Urban-Rural Disparities in Health Care Quality for Children with Medical and Social Complexity
In a study of hospitalizations at children’s hospitals, rural-residing children have a higher prevalence of complex chronic conditions, higher inpatient costs, risk of readmissions. In an effort to dig deeper, in 2018, Dr. JoAnna Leyenaar, MD, PhD, MPH, pediatric hospitalist and Vice Chair of Research for the Department of Pediatrics at Dartmouth-Hitchcock Medical Center, made her first request for Colorado All Payer Claims Database (CO APCD) data to evaluate the urban-rural disparities in health care utilization and quality for children with social risk factors and chronic illnesses.
Most recently, Dr. Leyanaar and her team received a limited data set from the CO APCD to identify and determine factors associated with disparities in health care access and outcomes among children in Colorado. The data set provided geocoded information which matches children in the CO APCD to their associated census tract. Using census tracts in addition to CO APCD claims information is beneficial because it enables analysis of social determinants of health through external sources such as the American Community Survey. In addition to social factors, the Dartmouth team is evaluating how far families are traveling to health care facilities, and the timeliness and quality of health care delivery. Ultimately, the team aims to evaluate patient-sharing networks among physicians to determine if network characteristics contribute to urban-rural disparities in quality of care.

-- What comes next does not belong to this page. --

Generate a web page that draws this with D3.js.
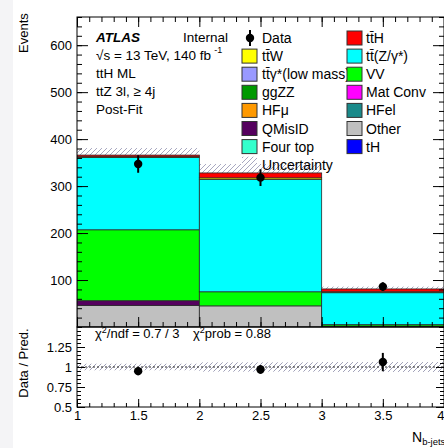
<!DOCTYPE html>
<html>
<head>
<meta charset="utf-8">
<script src="https://cdn.jsdelivr.net/npm/d3@7"></script>
<style>
  html, body { margin: 0; padding: 0; background: #fff; }
  svg { display: block; font-family: "Liberation Sans", Arial, Helvetica, sans-serif; }
  .axis text { font-size: 13px; fill: #000; font-family: "Liberation Sans", Arial, sans-serif; }
  .axis line { stroke: #000; stroke-width: 1; }
</style>
</head>
<body>
<svg id="chart" width="444" height="448"></svg>
<script>
// ---- data -------------------------------------------------------------
const binEdges = [1, 2, 3, 4];
const binCenters = [1.5, 2.5, 3.5];

// post-fit yields per b-jet bin, stacked bottom to top
const other  = [46, 45, 2];
const qmisid = [10, 0, 0];
const vv     = [151, 30, 3];
const ttz    = [154, 239, 68];
const ttw    = [1.5, 3.5, 2];
const tth    = [3.5, 10.5, 6];

const dataYield = [347, 318, 86];
const totalUnc  = [15, 19, 5];

const stackOrder = [
  { key: "Other",  values: other,  color: "#c0c0c0" },
  { key: "QMisID", values: qmisid, color: "#55005e" },
  { key: "VV",     values: vv,     color: "#00ff00" },
  { key: "ttZ",    values: ttz,    color: "#00ffff" },
  { key: "ttW",    values: ttw,    color: "#ffff00" },
  { key: "ttH",    values: tth,    color: "#ff0000" }
];

// legend entries (two columns)
const legendCol1 = [
  { label: "Data", type: "data" },
  { label: "tt\u0304W", color: "#ffff00" },
  { label: "tt\u0304\u03b3*(low mass)", color: "#9999ff" },
  { label: "ggZZ", color: "#009900" },
  { label: "HF\u03bc", color: "#ff9900" },
  { label: "QMisID", color: "#55005e" },
  { label: "Four top", color: "#33ffcc" },
  { label: "Uncertainty", type: "unc" }
];
const legendCol2 = [
  { label: "tt\u0304H", color: "#ff0000" },
  { label: "tt\u0304(Z/\u03b3*)", color: "#00ffff" },
  { label: "VV", color: "#00ff00" },
  { label: "Mat Conv", color: "#ff00ff" },
  { label: "HFel", color: "#1a8a8a" },
  { label: "Other", color: "#c0c0c0" },
  { label: "tH", color: "#0000ff" }
];

const mainTicks  = [100, 200, 300, 400, 500, 600];
const ratioTicks = [0.5, 0.75, 1, 1.25];
const xTicks     = [1, 1.5, 2, 2.5, 3, 3.5, 4];

// ---- layout -----------------------------------------------------------
const svg = d3.select("#chart");
const X0 = 77, X1 = 444;
const MAIN_TOP = 17, MAIN_BOT = 327, RATIO_BOT = 407;

const x  = d3.scaleLinear().domain([1, 4]).range([X0, X1]);
const y  = d3.scaleLinear().domain([0, 660]).range([MAIN_BOT, MAIN_TOP]);
const yr = d3.scaleLinear().domain([0.5, 1.5]).range([RATIO_BOT, MAIN_BOT]);

svg.append("rect").attr("x", 0).attr("y", 0).attr("width", 13).attr("height", 448).attr("fill", "#f4f4f6");

const defs = svg.append("defs");
function hatch(id, color) {
  const p = defs.append("pattern").attr("id", id).attr("patternUnits", "userSpaceOnUse")
    .attr("width", 5).attr("height", 5);
  p.append("path").attr("d", "M-1,1 l2,-2 M0,5 l5,-5 M4,6 l2,-2")
    .attr("stroke", color).attr("stroke-width", 1);
}
hatch("hatchMain", "#a8a8c0");
hatch("hatchRatio", "#a0a0b8");

const clipMain = defs.append("clipPath").attr("id", "clipMain");
clipMain.append("rect").attr("x", X0).attr("y", MAIN_TOP).attr("width", X1 - X0).attr("height", MAIN_BOT - MAIN_TOP);

// ---- main panel ------------------------------------------------------
const totals = binCenters.map((_, i) => d3.sum(stackOrder, s => s.values[i]));
const plot = svg.append("g").attr("clip-path", "url(#clipMain)");

// uncertainty band behind the stack
plot.selectAll("rect.unc").data(binCenters).join("rect").attr("class", "unc")
  .attr("x", (d, i) => x(binEdges[i]))
  .attr("width", (d, i) => x(binEdges[i + 1]) - x(binEdges[i]))
  .attr("y", (d, i) => y(totals[i] + totalUnc[i]))
  .attr("height", (d, i) => y(totals[i] - totalUnc[i]) - y(totals[i] + totalUnc[i]))
  .attr("fill", "url(#hatchMain)");

const stacked = d3.stack().keys(stackOrder.map(s => s.key))
  .value((i, key) => stackOrder.find(s => s.key === key).values[i])(d3.range(binCenters.length));

stacked.forEach((layer, li) => {
  const col = stackOrder[li].color;
  plot.selectAll(null).data(layer.filter((d, i) => stackOrder[li].values[i] > 0).map(d => ({ d, i: d.data })))
    .join("rect")
    .attr("x", o => x(binEdges[o.i]))
    .attr("width", o => x(binEdges[o.i + 1]) - x(binEdges[o.i]))
    .attr("y", o => y(o.d[1]))
    .attr("height", o => y(o.d[0]) - y(o.d[1]))
    .attr("fill", col)
    .attr("stroke", "#2a2a2a").attr("stroke-width", 0.8);
});

// data points
const dg = svg.append("g");
dataYield.forEach((v, i) => {
  const e = Math.sqrt(v);
  dg.append("line").attr("x1", x(binCenters[i])).attr("x2", x(binCenters[i]))
    .attr("y1", y(v + e)).attr("y2", y(v - e)).attr("stroke", "#000").attr("stroke-width", 2);
  dg.append("circle").attr("cx", x(binCenters[i])).attr("cy", y(v)).attr("r", 4.2).attr("fill", "#000");
});

// ---- ratio panel -----------------------------------------------------
const rg = svg.append("g");
rg.selectAll("rect.runc").data(binCenters).join("rect")
  .attr("x", (d, i) => x(binEdges[i]))
  .attr("width", (d, i) => x(binEdges[i + 1]) - x(binEdges[i]))
  .attr("y", (d, i) => yr(1 + totalUnc[i] / totals[i]))
  .attr("height", (d, i) => yr(1 - totalUnc[i] / totals[i]) - yr(1 + totalUnc[i] / totals[i]))
  .attr("fill", "url(#hatchRatio)");
rg.append("line").attr("x1", X0).attr("x2", X1).attr("y1", yr(1)).attr("y2", yr(1))
  .attr("stroke", "#222").attr("stroke-width", 1).attr("stroke-dasharray", "2,2");

dataYield.forEach((v, i) => {
  const r = v / totals[i], e = Math.sqrt(v) / totals[i];
  rg.append("line").attr("x1", x(binCenters[i])).attr("x2", x(binCenters[i]))
    .attr("y1", yr(r + e)).attr("y2", yr(r - e)).attr("stroke", "#000").attr("stroke-width", 2);
  rg.append("circle").attr("cx", x(binCenters[i])).attr("cy", yr(r)).attr("r", 4.2).attr("fill", "#000");
});

rg.append("text").attr("x", 95).attr("y", 338).attr("font-size", 13)
  .html('\u03c7<tspan dy="-5" font-size="9">2</tspan><tspan dy="5">/ndf = 0.7 / 3</tspan>');
rg.append("text").attr("x", 193).attr("y", 338).attr("font-size", 13)
  .html('\u03c7<tspan dy="-5" font-size="9">2</tspan><tspan dy="5">prob = 0.88</tspan>');

// ---- axes ------------------------------------------------------------
function addAxis(axis, tx, ty) {
  const g = svg.append("g").attr("class", "axis").attr("transform", `translate(${tx},${ty})`).call(axis);
  g.select(".domain").remove();
  return g;
}
const none = () => "";
const xMinor = d3.range(10, 41).map(v => v / 10);
const xMajor = d3.range(2, 9).map(v => v / 2);

// main panel
addAxis(d3.axisLeft(y).tickValues(mainTicks).tickSize(-11).tickPadding(5).tickFormat(d3.format("d")), X0, 0);
addAxis(d3.axisLeft(y).tickValues(d3.range(0, 661, 20)).tickSize(-5).tickFormat(none), X0, 0);
addAxis(d3.axisRight(y).tickValues(mainTicks).tickSize(-11).tickFormat(none), X1, 0);
addAxis(d3.axisRight(y).tickValues(d3.range(0, 661, 20)).tickSize(-5).tickFormat(none), X1, 0);
addAxis(d3.axisTop(x).tickValues(xMajor).tickSize(-10).tickFormat(none), 0, MAIN_TOP);
addAxis(d3.axisTop(x).tickValues(xMinor).tickSize(-5).tickFormat(none), 0, MAIN_TOP);
addAxis(d3.axisBottom(x).tickValues(xMajor).tickSize(-10).tickFormat(none), 0, MAIN_BOT);
addAxis(d3.axisBottom(x).tickValues(xMinor).tickSize(-5).tickFormat(none), 0, MAIN_BOT);

// ratio panel
const rMinor = d3.range(10, 31).map(v => v / 20);
addAxis(d3.axisLeft(yr).tickValues(ratioTicks).tickSize(-8).tickPadding(5).tickFormat(d => d3.format("~g")(d)), X0, 0);
addAxis(d3.axisLeft(yr).tickValues(rMinor).tickSize(-4).tickFormat(none), X0, 0);
addAxis(d3.axisRight(yr).tickValues(ratioTicks).tickSize(-8).tickFormat(none), X1, 0);
addAxis(d3.axisRight(yr).tickValues(rMinor).tickSize(-4).tickFormat(none), X1, 0);
const xLab = addAxis(d3.axisBottom(x).tickValues(xTicks).tickSize(-8).tickPadding(4).tickFormat(d3.format("~g")), 0, RATIO_BOT);
// last label sits on the right frame edge: keep it inside the page
xLab.selectAll(".tick text").filter(d => d === 4).attr("text-anchor", "end").attr("dx", 0);
addAxis(d3.axisBottom(x).tickValues(xMinor).tickSize(-4).tickFormat(none), 0, RATIO_BOT);

// frames
svg.append("rect").attr("x", X0).attr("y", MAIN_TOP).attr("width", X1 - X0).attr("height", MAIN_BOT - MAIN_TOP)
  .attr("fill", "none").attr("stroke", "#000").attr("stroke-width", 1);
svg.append("rect").attr("x", X0).attr("y", MAIN_BOT).attr("width", X1 - X0).attr("height", RATIO_BOT - MAIN_BOT)
  .attr("fill", "none").attr("stroke", "#000").attr("stroke-width", 1);

// axis titles
svg.append("text").attr("transform", "translate(28,33) rotate(-90)").attr("text-anchor", "middle")
  .attr("font-size", 13).text("Events");
svg.append("text").attr("transform", "translate(28,363) rotate(-90)").attr("text-anchor", "middle")
  .attr("font-size", 13).text("Data / Pred.");
svg.append("text").attr("x", 412).attr("y", 442).attr("font-size", 14)
  .html('N<tspan font-size="9.5" dy="3">b-jets</tspan>');

// ---- labels ------------------------------------------------------------
const lab = svg.append("g").attr("font-size", 13.5);
lab.append("text").attr("x", 96).attr("y", 42).attr("font-weight", "bold").attr("font-style", "italic").text("ATLAS");
lab.append("text").attr("x", 183).attr("y", 42).text("Internal");
lab.append("text").attr("x", 96).attr("y", 60).html('\u221as = 13 TeV, 140 fb<tspan dx="3" dy="-7" font-size="9">-1</tspan>');
lab.append("text").attr("x", 96).attr("y", 78).text("ttH ML");
lab.append("text").attr("x", 96).attr("y", 96).text("ttZ 3l, \u2265 4j");
lab.append("text").attr("x", 96).attr("y", 114).text("Post-Fit");

// ---- legend ------------------------------------------------------------
const leg = svg.append("g").attr("font-size", 14);
const rowY = i => 43 + i * 18.1;
function legendColumn(entries, bx, tx) {
  entries.forEach((e, i) => {
    const by = rowY(i);
    leg.append("text").attr("x", tx).attr("y", by).text(e.label);
  });
  entries.forEach((e, i) => {
    const by = rowY(i);
    if (e.type === "data") {
      leg.append("line").attr("x1", bx + 8).attr("x2", bx + 8).attr("y1", by - 13).attr("y2", by + 3)
        .attr("stroke", "#000").attr("stroke-width", 2);
      leg.append("circle").attr("cx", bx + 8).attr("cy", by - 5).attr("r", 4.2).attr("fill", "#000");
    } else if (e.type === "unc") {
      leg.append("rect").attr("x", bx).attr("y", by - 13).attr("width", 15).attr("height", 14)
        .attr("fill", "url(#hatchMain)");
    } else {
      leg.append("rect").attr("x", bx).attr("y", by - 12).attr("width", 15).attr("height", 14)
        .attr("fill", e.color).attr("stroke", "#333").attr("stroke-width", 1);
    }
  });
}
legendColumn(legendCol1, 242, 262);
legendColumn(legendCol2, 347, 366);
</script>
</body>
</html>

Since the initial request in 2018, Dr. Leyenaar has worked diligently to enhance her project, utilizing five years of claims data. In addition to Colorado, data from Massachusetts and New Hampshire have also been included, due their diverse populations. At this time, the project is still underway, with the hope that the research will generate enough evidence-based data to inform next steps to reducing health disparities for children living in rural communities.